Татьяна Архипцова определяет жанр своей постановки “Свидание в предместье” (“Старший сын” Александра Вампилова) в Театральном центре Александра Вилькина “Вишневый сад” как “ораторию-комедию-притчу в 2-х частях с оригинальными песнями Юлия Кима, Татьяны Горчаковой, Юрия Коваля”, а в конце программки приносит благодарность А.П.Чехову. На мой взгляд, к адресатам благодарностей следовало бы прибавить Петра Наумовича Фоменко, вдохновителя театральной веры режиссера – мягкость стиля и потайная вразумительность Фомы ощутимо присутствуют в ее решениях.

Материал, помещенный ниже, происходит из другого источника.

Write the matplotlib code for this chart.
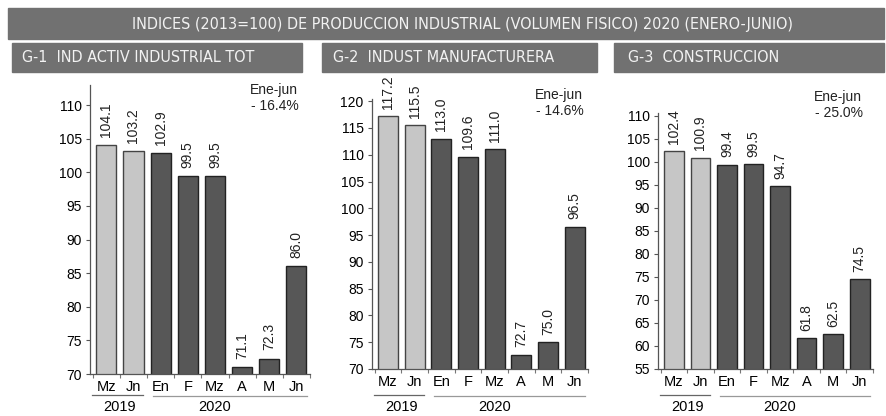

В поэтике и манере повествования Татьяны Архипцовой есть загадка, секрет, и кроется он, на пристально-осторожный взгляд, в поэтической отдаленности режиссера от плоскости изображения, дающей возможность актеру и самому изображению говорить напрямую, без постороннего вмешательства, без напряжения следящего глаза.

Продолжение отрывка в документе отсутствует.